Tevis is the eldest of three siblings and was raised in Silicon Valley, California to parents who were research scientists turned entrepreneurs. His father was a renowned researcher who led studies and wrote journals on malaria. His mother was equally respected in science and was known for her discoveries and publications about the immune system. In his childhood, Tevis saw his parents make the shift in their approach to science from academically-motivated research to business science to develop new medicines and treatments. This would ultimately take their family from a status of middle-class to relatively well-off. This did not only ensure the very best education for Tevis, but for him personally, it was an inspiration. From watching his parents, Tevis knew very early on that he wanted to become an entrepreneur too, and true to his ambition, he started breeding rats for sale at the age of seven, earning several thousand dollars by the age of ten.

Despite his new found passion, the science bug did not leave him. At age 14, Tevis did his first science project in school in which the goal was to find the most effective substance within an ordinary home that would most effectively kill bacteria. He found this to be apples. At the age of 17, he worked with a biotech company on a project to develop a treatment for the auto-immune disease multiple sclerosis. With this project, he won his school’s science fair and the Silicon Valley regional fair, which sent him on to become a finalist at the state science fair and, at the international science fair, he took 3rd place. For this achievement, he was featured in Forbes Magazine, giving him a taste of fame and success at an early age.

Before attending university, Tevis took one year off to live with a Kenyan family and volunteer with the Kenya Medical Research Institute (KEMRI) in Kilifi on the coast of Kenya.
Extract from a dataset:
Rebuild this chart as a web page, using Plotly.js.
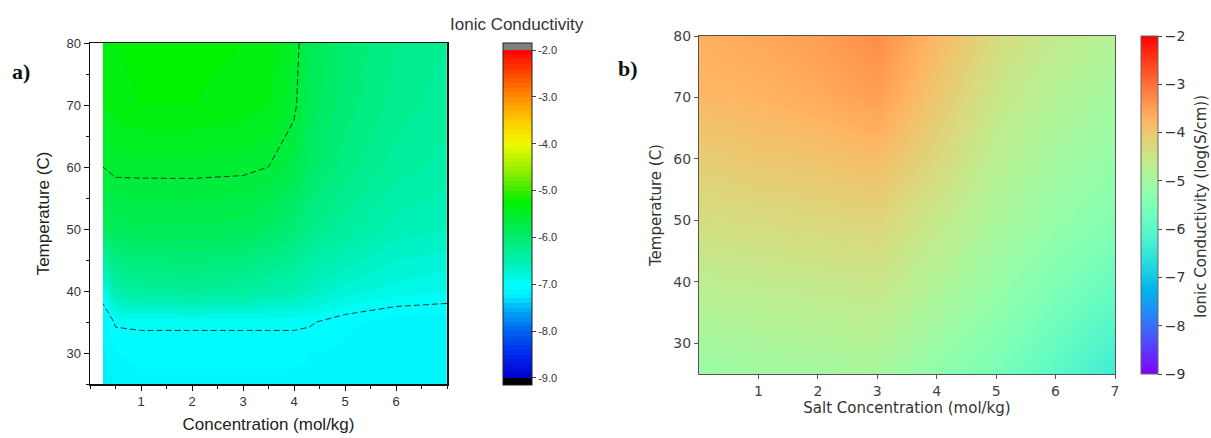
<!DOCTYPE html>
<html><head><meta charset="utf-8">
<script src="https://cdn.plot.ly/plotly-3.0.1.min.js"></script>
<style>html,body{margin:0;padding:0;background:#fff}</style>
</head><body><div id="chart" style="width:1211px;height:438px"></div>
<script>
// ---------- Panel a: measured ionic conductivity (log S/cm) ----------
const concA = [0.25, 0.5, 1, 2, 3, 3.5, 4, 4.3, 5, 6, 7];
const tempA = [25, 30, 35, 40, 50, 60, 70, 80];
const condA = [
  [-7.30, -7.15, -7.12, -7.12, -7.12, -7.12, -7.12, -7.12, -7.15, -7.18, -7.18], // 25
  [-7.22, -7.10, -7.08, -7.08, -7.08, -7.08, -7.08, -7.10, -7.12, -7.15, -7.15], // 30
  [-7.15, -6.98, -6.97, -6.97, -6.97, -6.97, -6.97, -6.98, -7.08, -7.15, -7.15], // 35
  [-6.90, -6.45, -6.35, -6.30, -6.35, -6.45, -6.50, -6.60, -6.75, -6.85, -6.90], // 40
  [-5.90, -5.85, -5.83, -5.82, -5.85, -5.95, -6.05, -6.20, -6.35, -6.55, -6.60], // 50
  [-5.60, -5.55, -5.55, -5.55, -5.56, -5.60, -5.75, -5.95, -6.15, -6.35, -6.45], // 60
  [-5.40, -5.35, -5.30, -5.30, -5.35, -5.40, -5.55, -5.85, -6.05, -6.25, -6.35], // 70
  [-5.35, -5.30, -5.25, -5.25, -5.30, -5.35, -5.50, -5.80, -6.00, -6.20, -6.30]  // 80
];
const lineLevelsA = [-7.0, -5.6];
const xTicksA = [1, 2, 3, 4, 5, 6];
const yTicksA = [30, 40, 50, 60, 70, 80];
const cbTicksA = [-9, -8, -7, -6, -5, -4, -3, -2];
const cbLabelsA = ["-9.0", "-8.0", "-7.0", "-6.0", "-5.0", "-4.0", "-3.0", "-2.0"];

// ---------- Panel b: predicted ionic conductivity (log S/cm) ----------
const concB = [0, 1, 2, 3, 4, 5, 6, 7];
const tempB = [25, 40, 50, 60, 70, 80];
const condB = [
  [-5.15, -5.05, -5.00, -4.95, -5.30, -5.60, -6.00, -6.40], // 25
  [-4.65, -4.60, -4.55, -4.50, -4.80, -5.15, -5.50, -5.80], // 40
  [-4.35, -4.30, -4.25, -4.20, -4.55, -4.90, -5.20, -5.45], // 50
  [-4.10, -4.00, -3.95, -3.85, -4.25, -4.70, -5.00, -5.20], // 60
  [-3.80, -3.75, -3.65, -3.50, -4.00, -4.50, -4.80, -5.00], // 70
  [-3.70, -3.60, -3.50, -3.30, -3.80, -4.30, -4.60, -4.80]  // 80
];
const cbTicksB = [-9, -8, -7, -6, -5, -4, -3, -2];

// ---------- colour scales (style) ----------
const W = 1211, H = 438;
const anchorsA = [
  [-9.0, [0, 0, 210]], [-8.5, [0, 40, 235]], [-8.0, [0, 100, 240]], [-7.5, [0, 180, 245]],
  [-7.25, [0, 238, 252]], [-7.0, [0, 255, 255]], [-6.75, [0, 245, 215]], [-6.5, [0, 240, 175]],
  [-6.0, [0, 236, 110]], [-5.5, [0, 238, 40]], [-5.25, [0, 242, 0]], [-5.0, [60, 235, 0]],
  [-4.5, [160, 240, 0]], [-4.0, [240, 250, 0]], [-3.5, [255, 200, 0]],
  [-3.0, [255, 140, 0]], [-2.5, [255, 70, 0]], [-2.0, [255, 0, 0]]
];
function colA(v) {
  for (let i = 0; i < anchorsA.length - 1; i++) {
    const [v0, c0] = anchorsA[i], [v1, c1] = anchorsA[i + 1];
    if (v >= v0 && v <= v1) {
      const t = (v - v0) / (v1 - v0);
      return 'rgb(' + c0.map((c, k) => Math.round(c + (c1[k] - c) * t)).join(',') + ')';
    }
  }
  return 'rgb(0,0,0)';
}
const zminA = -9.15, zmaxA = -1.85;
const pA = v => (v - zminA) / (zmaxA - zminA);
const scaleA = [[0, 'rgb(0,0,0)'], [pA(-9), 'rgb(0,0,0)']];
const step = 0.1;
for (let k = 0; k < 70; k++) {
  const v = -9 + k * step;
  const c = colA(v + step / 2);
  scaleA.push([pA(v) + 1e-6, c]);
  scaleA.push([pA(v + step), c]);
}
scaleA.push([pA(-2) + 1e-6, 'rgb(128,128,128)']);
scaleA.push([1, 'rgb(128,128,128)']);

const scaleB = [];
for (let i = 0; i <= 40; i++) {
  const x = i / 40;
  const cl = u => Math.max(0, Math.min(1, u));
  const r = cl(Math.abs(2 * x - 0.5)), g = cl(Math.sin(Math.PI * x)), b = cl(Math.cos(Math.PI * x / 2));
  scaleB.push([x, `rgb(${Math.round(r * 255)},${Math.round(g * 255)},${Math.round(b * 255)})`]);
}

const fontA = 'Liberation Sans, Arial, sans-serif';
const fontB = 'DejaVu Sans, sans-serif';

const traces = [
  {
    type: 'contour', x: concA, y: tempA, z: condA,
    zmin: zminA, zmax: zmaxA, zauto: false, colorscale: scaleA,
    contours: { coloring: 'heatmap', showlines: false },
    line: { width: 0 },
    hoverinfo: 'skip',
    colorbar: {
      x: 503 / W, xanchor: 'left', xpad: 0, ypad: 0,
      y: (H - 214) / H, yanchor: 'middle',
      len: 342, lenmode: 'pixels', thickness: 29, thicknessmode: 'pixels',
      outlinewidth: 1, outlinecolor: '#222',
      tickmode: 'array', tickvals: cbTicksA, ticktext: cbLabelsA,
      ticks: 'outside', ticklen: 4, tickcolor: '#444',
      tickfont: { family: fontA, size: 11, color: '#333' }
    },
    xaxis: 'x', yaxis: 'y'
  },
  {
    type: 'contour', x: concA, y: tempA, z: condA,
    autocontour: false,
    contours: { coloring: 'none', start: lineLevelsA[0], end: lineLevelsA[1], size: lineLevelsA[1] - lineLevelsA[0] },
    line: { color: '#222', width: 0.9, dash: '6px,3px', smoothing: 0 },
    showscale: false, hoverinfo: 'skip',
    xaxis: 'x', yaxis: 'y'
  },
  {
    type: 'heatmap', x: concB, y: tempB, z: condB,
    zsmooth: 'best', zmin: -9, zmax: -2, colorscale: scaleB,
    hoverinfo: 'skip',
    colorbar: {
      x: 1141 / W, xanchor: 'left', xpad: 0, ypad: 0,
      y: (H - 205) / H, yanchor: 'middle',
      len: 338, lenmode: 'pixels', thickness: 17, thicknessmode: 'pixels',
      outlinewidth: 1, outlinecolor: '#666',
      tickmode: 'array', tickvals: cbTicksB,
      ticks: 'outside', ticklen: 4, tickcolor: '#444',
      tickfont: { family: fontB, size: 14, color: '#333' }
    },
    xaxis: 'x2', yaxis: 'y2'
  }
];

const layout = {
  width: W, height: H, margin: { l: 0, r: 0, t: 0, b: 0 },
  paper_bgcolor: '#fff', plot_bgcolor: '#fff', showlegend: false,
  xaxis: {
    domain: [90 / W, 447 / W], range: [0, 7], anchor: 'y',
    showgrid: false, zeroline: false, showline: true, linecolor: '#111', linewidth: 1.5, mirror: true,
    tickmode: 'array', tickvals: xTicksA, ticks: 'outside', ticklen: 5, tickcolor: '#111',
    minor: { tickmode: 'linear', tick0: 0, dtick: 0.5, ticks: 'outside', ticklen: 3, tickcolor: '#111' },
    tickfont: { family: fontA, size: 13, color: '#333' },
    title: { text: 'Concentration (mol/kg)', font: { family: fontA, size: 17, color: '#222' }, standoff: 10 },
    automargin: false
  },
  yaxis: {
    domain: [54 / H, 395 / H], range: [25, 80], anchor: 'x',
    showgrid: false, zeroline: false, showline: true, linecolor: '#111', linewidth: 1.5, mirror: true,
    tickmode: 'array', tickvals: yTicksA, ticks: 'outside', ticklen: 5, tickcolor: '#111',
    minor: { tickmode: 'linear', tick0: 25, dtick: 5, ticks: 'outside', ticklen: 3, tickcolor: '#111' },
    tickfont: { family: fontA, size: 13, color: '#333' },
    title: { text: 'Temperature (C)', font: { family: fontA, size: 17, color: '#222' }, standoff: 12 },
    automargin: false
  },
  xaxis2: {
    domain: [699 / W, 1115 / W], range: [0, 7], anchor: 'y2',
    showgrid: false, zeroline: false, showline: true, linecolor: '#555', linewidth: 1, mirror: true,
    tickmode: 'array', tickvals: [1, 2, 3, 4, 5, 6, 7], ticks: 'outside', ticklen: 4, tickcolor: '#555',
    tickfont: { family: fontB, size: 14, color: '#444' },
    title: { text: 'Salt Concentration (mol/kg)', font: { family: fontB, size: 15, color: '#333' }, standoff: 4 },
    automargin: false
  },
  yaxis2: {
    domain: [64 / H, 402 / H], range: [25, 80], anchor: 'x2',
    showgrid: false, zeroline: false, showline: true, linecolor: '#555', linewidth: 1, mirror: true,
    tickmode: 'array', tickvals: [30, 40, 50, 60, 70, 80], ticks: 'outside', ticklen: 4, tickcolor: '#555',
    tickfont: { family: fontB, size: 14, color: '#444' },
    title: { text: 'Temperature (C)', font: { family: fontB, size: 15, color: '#333' }, standoff: 8 },
    automargin: false
  },
  annotations: [
    { text: 'Ionic Conductivity', xref: 'paper', yref: 'paper', x: 517 / W, y: (H - 25) / H,
      xanchor: 'center', yanchor: 'middle', showarrow: false, font: { family: fontA, size: 17, color: '#333' } },
    { text: 'Ionic Conductivity (log(S/cm))', xref: 'paper', yref: 'paper', x: 1201 / W, y: (H - 207) / H,
      xanchor: 'center', yanchor: 'middle', textangle: -90, showarrow: false, font: { family: fontB, size: 15, color: '#333' } },
    { text: '<b>a)</b>', xref: 'paper', yref: 'paper', x: 21 / W, y: (H - 71) / H,
      xanchor: 'center', yanchor: 'middle', showarrow: false, font: { family: 'Liberation Serif, Times New Roman, serif', size: 22, color: '#111' } },
    { text: '<b>b)</b>', xref: 'paper', yref: 'paper', x: 628 / W, y: (H - 68) / H,
      xanchor: 'center', yanchor: 'middle', showarrow: false, font: { family: 'Liberation Serif, Times New Roman, serif', size: 22, color: '#111' } }
  ]
};

Plotly.newPlot('chart', traces, layout, { staticPlot: true, displayModeBar: false });
</script>
</body></html>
While at KEMRI, he researched children’s immunity to malaria and its triggers; once at school, he took all his subsequent winter and summer breaks in Kenya to continue his work at KEMRI. His experience in Kenya reshaped the way Tevis saw the world. On the one hand, he was thrilled by the idea of being able to carry out scientific research and find solutions to problems millions of people face around the world. But on the other hand he realized that the work of researchers is often limited to the labs they work in, answering complex theoretical questions, rather than focusing on delivering solutions that actually improve the lives of poor families. This realization forced Tevis to spend less time in the labs and more time in the community to try and find a more relevant and practical way of solving the problems in Kilifi. His desire to find a practical solution led him on a journey of discovery and experimentation which ultimately led him to a level of understanding and awareness of the community’s needs. Tevis realized that while economic poverty was at the center of the community’s problems, they had a vast resource in the land they lived on which was becoming increasingly degraded. Tevis founded KOMAZA during his third year at Brown University, planting the first 5 acre demonstration tree farm in Kilifi in early 2006. After completing his degree, a B.Sc. in neuroscience in 2007, he immediately returned to Kenya to begin work on KOMAZA full-time.